start Supplied information

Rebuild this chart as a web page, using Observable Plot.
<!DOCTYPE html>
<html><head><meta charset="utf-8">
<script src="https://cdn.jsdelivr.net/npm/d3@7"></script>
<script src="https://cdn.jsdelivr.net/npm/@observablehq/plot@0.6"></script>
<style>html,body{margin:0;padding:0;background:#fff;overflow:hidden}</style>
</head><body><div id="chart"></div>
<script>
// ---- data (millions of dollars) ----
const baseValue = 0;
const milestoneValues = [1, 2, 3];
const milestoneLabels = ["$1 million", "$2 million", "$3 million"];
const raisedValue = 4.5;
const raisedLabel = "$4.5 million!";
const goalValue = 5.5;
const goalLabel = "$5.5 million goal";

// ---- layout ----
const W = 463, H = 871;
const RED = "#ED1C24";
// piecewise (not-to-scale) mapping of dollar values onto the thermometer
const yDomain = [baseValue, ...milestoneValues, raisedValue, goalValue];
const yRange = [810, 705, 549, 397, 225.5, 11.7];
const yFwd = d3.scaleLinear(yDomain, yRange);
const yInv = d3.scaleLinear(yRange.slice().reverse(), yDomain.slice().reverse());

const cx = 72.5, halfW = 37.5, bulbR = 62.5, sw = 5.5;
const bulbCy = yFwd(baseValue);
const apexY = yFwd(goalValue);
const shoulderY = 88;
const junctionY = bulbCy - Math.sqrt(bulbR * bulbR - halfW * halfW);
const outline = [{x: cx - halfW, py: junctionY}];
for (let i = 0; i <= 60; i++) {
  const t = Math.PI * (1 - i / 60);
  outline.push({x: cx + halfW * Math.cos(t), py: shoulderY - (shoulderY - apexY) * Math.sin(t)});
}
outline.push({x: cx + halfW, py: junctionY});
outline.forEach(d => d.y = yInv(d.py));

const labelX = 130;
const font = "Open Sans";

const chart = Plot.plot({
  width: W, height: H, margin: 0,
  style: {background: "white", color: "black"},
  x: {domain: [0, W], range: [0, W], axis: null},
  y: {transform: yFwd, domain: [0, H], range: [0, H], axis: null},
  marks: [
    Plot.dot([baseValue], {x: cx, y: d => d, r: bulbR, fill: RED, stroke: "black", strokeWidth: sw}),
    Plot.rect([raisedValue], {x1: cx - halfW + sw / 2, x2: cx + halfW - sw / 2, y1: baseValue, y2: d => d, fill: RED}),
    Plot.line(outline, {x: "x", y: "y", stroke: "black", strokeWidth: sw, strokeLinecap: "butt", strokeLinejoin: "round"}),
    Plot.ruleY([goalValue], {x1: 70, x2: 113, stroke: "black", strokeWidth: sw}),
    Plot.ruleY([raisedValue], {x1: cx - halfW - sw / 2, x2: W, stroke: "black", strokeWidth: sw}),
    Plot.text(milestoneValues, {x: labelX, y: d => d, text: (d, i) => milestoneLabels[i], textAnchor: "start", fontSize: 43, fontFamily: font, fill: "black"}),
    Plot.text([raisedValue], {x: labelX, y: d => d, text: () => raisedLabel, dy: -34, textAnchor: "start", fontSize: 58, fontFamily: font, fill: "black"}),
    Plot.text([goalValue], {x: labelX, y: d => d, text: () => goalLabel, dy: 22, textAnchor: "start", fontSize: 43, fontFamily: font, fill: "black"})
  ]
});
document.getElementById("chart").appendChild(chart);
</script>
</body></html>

end Supplied information
start Supplied information

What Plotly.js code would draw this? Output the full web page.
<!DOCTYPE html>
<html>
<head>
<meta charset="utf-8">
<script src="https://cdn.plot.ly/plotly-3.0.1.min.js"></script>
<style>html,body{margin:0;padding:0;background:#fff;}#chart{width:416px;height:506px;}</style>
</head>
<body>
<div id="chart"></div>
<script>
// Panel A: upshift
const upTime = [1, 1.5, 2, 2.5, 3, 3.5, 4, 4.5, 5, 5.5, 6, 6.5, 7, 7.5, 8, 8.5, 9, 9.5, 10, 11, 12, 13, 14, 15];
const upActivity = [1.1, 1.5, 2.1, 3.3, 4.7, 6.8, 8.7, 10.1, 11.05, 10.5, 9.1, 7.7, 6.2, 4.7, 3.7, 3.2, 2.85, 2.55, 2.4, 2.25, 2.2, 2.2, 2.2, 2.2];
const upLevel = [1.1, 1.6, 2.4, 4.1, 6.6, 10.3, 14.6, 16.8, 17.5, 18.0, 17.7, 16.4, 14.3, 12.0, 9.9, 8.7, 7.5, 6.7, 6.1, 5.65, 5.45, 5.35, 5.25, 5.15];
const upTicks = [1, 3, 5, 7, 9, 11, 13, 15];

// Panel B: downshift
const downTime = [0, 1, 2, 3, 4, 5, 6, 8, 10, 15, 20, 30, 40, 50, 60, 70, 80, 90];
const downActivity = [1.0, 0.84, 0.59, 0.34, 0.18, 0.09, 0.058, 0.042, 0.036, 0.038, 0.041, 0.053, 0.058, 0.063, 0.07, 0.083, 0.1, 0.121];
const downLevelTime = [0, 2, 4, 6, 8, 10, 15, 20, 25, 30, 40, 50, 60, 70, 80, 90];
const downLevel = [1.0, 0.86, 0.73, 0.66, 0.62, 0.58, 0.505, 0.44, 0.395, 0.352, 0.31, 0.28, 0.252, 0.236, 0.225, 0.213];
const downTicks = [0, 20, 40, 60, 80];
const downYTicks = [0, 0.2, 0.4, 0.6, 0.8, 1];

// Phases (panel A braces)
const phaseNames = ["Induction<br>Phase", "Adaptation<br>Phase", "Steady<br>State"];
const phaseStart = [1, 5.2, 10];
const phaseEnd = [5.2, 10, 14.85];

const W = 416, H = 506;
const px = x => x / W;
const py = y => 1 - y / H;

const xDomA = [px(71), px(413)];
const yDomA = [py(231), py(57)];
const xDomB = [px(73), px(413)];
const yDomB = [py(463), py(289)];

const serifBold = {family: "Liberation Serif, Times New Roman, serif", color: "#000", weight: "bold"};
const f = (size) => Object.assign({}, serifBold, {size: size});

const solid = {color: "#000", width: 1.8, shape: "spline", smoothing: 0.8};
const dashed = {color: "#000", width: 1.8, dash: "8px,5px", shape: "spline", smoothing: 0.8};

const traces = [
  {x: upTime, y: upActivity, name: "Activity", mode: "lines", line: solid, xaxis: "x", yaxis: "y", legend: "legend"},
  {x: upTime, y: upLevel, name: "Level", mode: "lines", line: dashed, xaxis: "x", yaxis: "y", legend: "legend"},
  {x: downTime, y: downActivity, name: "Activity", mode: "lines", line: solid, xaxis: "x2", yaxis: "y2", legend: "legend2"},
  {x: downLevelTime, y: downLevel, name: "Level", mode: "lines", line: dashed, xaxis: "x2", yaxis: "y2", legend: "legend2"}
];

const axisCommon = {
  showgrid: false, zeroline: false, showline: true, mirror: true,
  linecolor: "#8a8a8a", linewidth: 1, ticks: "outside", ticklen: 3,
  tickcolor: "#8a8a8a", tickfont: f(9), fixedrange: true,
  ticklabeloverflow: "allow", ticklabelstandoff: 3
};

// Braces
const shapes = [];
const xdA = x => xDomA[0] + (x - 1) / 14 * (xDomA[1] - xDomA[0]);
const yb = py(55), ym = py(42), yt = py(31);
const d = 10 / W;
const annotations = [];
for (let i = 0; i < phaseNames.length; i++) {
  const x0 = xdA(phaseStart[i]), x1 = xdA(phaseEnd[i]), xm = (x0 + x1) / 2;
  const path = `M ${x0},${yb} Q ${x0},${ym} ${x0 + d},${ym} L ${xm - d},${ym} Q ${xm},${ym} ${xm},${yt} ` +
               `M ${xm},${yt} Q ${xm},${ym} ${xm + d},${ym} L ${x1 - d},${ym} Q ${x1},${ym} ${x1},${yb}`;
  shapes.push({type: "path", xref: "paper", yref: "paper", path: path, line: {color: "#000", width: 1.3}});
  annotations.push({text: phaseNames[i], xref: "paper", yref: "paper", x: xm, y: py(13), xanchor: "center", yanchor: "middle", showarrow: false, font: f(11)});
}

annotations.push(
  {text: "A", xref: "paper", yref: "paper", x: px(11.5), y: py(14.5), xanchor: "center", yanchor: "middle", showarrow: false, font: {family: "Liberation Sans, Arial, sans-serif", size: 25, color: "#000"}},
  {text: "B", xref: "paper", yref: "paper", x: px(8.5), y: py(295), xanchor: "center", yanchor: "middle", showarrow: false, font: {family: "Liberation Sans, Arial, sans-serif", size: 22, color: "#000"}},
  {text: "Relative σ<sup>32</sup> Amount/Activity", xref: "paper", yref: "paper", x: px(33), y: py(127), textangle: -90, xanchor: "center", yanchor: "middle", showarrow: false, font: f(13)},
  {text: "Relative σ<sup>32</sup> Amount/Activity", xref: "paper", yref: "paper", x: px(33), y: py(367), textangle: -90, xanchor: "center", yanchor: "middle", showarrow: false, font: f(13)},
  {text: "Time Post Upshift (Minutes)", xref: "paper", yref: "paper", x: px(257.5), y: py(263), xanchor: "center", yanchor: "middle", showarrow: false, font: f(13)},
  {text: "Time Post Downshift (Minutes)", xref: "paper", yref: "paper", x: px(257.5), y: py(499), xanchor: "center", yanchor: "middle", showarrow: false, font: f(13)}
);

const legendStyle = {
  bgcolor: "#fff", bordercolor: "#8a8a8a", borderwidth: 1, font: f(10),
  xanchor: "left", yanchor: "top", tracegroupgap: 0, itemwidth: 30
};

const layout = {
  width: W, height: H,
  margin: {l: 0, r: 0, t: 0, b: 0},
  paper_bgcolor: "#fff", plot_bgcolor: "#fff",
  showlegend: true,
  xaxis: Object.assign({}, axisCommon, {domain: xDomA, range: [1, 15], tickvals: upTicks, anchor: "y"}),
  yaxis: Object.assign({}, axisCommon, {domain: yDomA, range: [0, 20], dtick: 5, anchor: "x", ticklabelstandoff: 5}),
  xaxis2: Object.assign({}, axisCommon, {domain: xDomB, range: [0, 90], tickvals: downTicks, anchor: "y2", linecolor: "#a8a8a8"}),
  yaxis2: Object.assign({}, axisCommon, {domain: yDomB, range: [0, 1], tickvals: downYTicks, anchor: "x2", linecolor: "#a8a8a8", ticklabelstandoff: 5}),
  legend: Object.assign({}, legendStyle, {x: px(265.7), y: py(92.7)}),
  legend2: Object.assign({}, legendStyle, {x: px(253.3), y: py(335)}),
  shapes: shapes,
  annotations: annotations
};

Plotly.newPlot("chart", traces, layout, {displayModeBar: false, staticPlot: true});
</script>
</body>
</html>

end Supplied information

• [Aim] Retype exactly the lines above, from the one with "What Plotly.js code" through the one with "const yDomB = [py(463), py(289)];", inclusive.

• [Task output]
What Plotly.js code would draw this? Output the full web page.
<!DOCTYPE html>
<html>
<head>
<meta charset="utf-8">
<script src="https://cdn.plot.ly/plotly-3.0.1.min.js"></script>
<style>html,body{margin:0;padding:0;background:#fff;}#chart{width:416px;height:506px;}</style>
</head>
<body>
<div id="chart"></div>
<script>
// Panel A: upshift
const upTime = [1, 1.5, 2, 2.5, 3, 3.5, 4, 4.5, 5, 5.5, 6, 6.5, 7, 7.5, 8, 8.5, 9, 9.5, 10, 11, 12, 13, 14, 15];
const upActivity = [1.1, 1.5, 2.1, 3.3, 4.7, 6.8, 8.7, 10.1, 11.05, 10.5, 9.1, 7.7, 6.2, 4.7, 3.7, 3.2, 2.85, 2.55, 2.4, 2.25, 2.2, 2.2, 2.2, 2.2];
const upLevel = [1.1, 1.6, 2.4, 4.1, 6.6, 10.3, 14.6, 16.8, 17.5, 18.0, 17.7, 16.4, 14.3, 12.0, 9.9, 8.7, 7.5, 6.7, 6.1, 5.65, 5.45, 5.35, 5.25, 5.15];
const upTicks = [1, 3, 5, 7, 9, 11, 13, 15];

// Panel B: downshift
const downTime = [0, 1, 2, 3, 4, 5, 6, 8, 10, 15, 20, 30, 40, 50, 60, 70, 80, 90];
const downActivity = [1.0, 0.84, 0.59, 0.34, 0.18, 0.09, 0.058, 0.042, 0.036, 0.038, 0.041, 0.053, 0.058, 0.063, 0.07, 0.083, 0.1, 0.121];
const downLevelTime = [0, 2, 4, 6, 8, 10, 15, 20, 25, 30, 40, 50, 60, 70, 80, 90];
const downLevel = [1.0, 0.86, 0.73, 0.66, 0.62, 0.58, 0.505, 0.44, 0.395, 0.352, 0.31, 0.28, 0.252, 0.236, 0.225, 0.213];
const downTicks = [0, 20, 40, 60, 80];
const downYTicks = [0, 0.2, 0.4, 0.6, 0.8, 1];

// Phases (panel A braces)
const phaseNames = ["Induction<br>Phase", "Adaptation<br>Phase", "Steady<br>State"];
const phaseStart = [1, 5.2, 10];
const phaseEnd = [5.2, 10, 14.85];

const W = 416, H = 506;
const px = x => x / W;
const py = y => 1 - y / H;

const xDomA = [px(71), px(413)];
const yDomA = [py(231), py(57)];
const xDomB = [px(73), px(413)];
const yDomB = [py(463), py(289)];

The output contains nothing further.